The potential difference across capacitor $C_1$ will be the sum of the potential difference across the resistor $6 \mathrm{\Omega }$ and the galvanometer resistance. Mathematically,

${\mathrm{V}}_{{\mathrm{C}}_1}=i\left[6\Omega +{\mathrm{R}}_{\mathrm{G}}\right] ...\left(1\right)$

Similarly, the potential difference across capacitor $C_2$ will be the sum of the potential difference across the resistor $8 \mathrm{\Omega }$ and the galvanometer resistance.

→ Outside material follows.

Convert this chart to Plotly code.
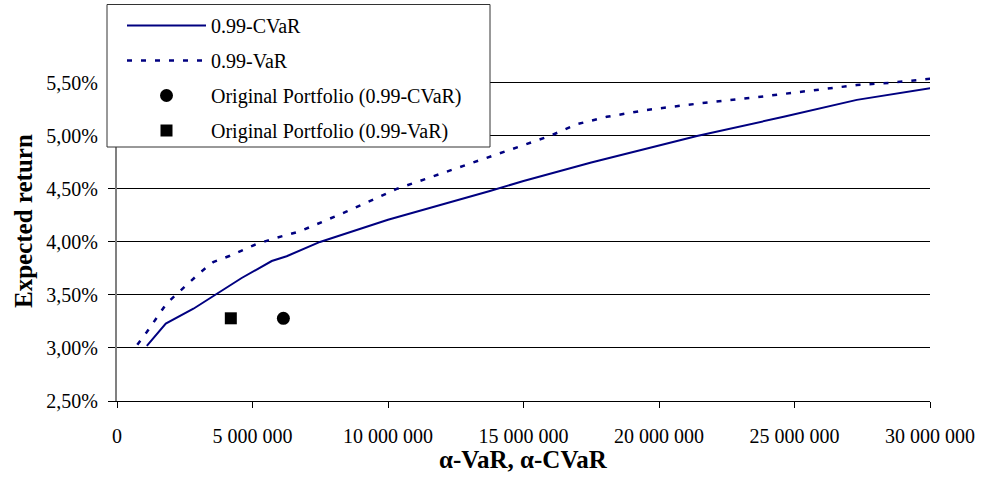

Mathematically,

${\mathrm{V}}_{{\mathrm{C}}_2}=i\left[{\mathrm{R}}_{\mathrm{G}}+8\Omega \right] ...\left(2\right)$

Divide equation (1) by equation (2) to obtain the required ratio.

$\begin{array}{rcl}\frac{V_{C_1}}{V_{C_2}}& =& \frac{i\left[6\Omega +R_G\right]}{i\left[R_G+8 \mathrm{\Omega }\right]}\\ & =& \frac{6\Omega +2 \mathrm{\Omega }}{2 \mathrm{\Omega }+8 \mathrm{\Omega }}\\ & =& \frac{4}{5}\end{array}$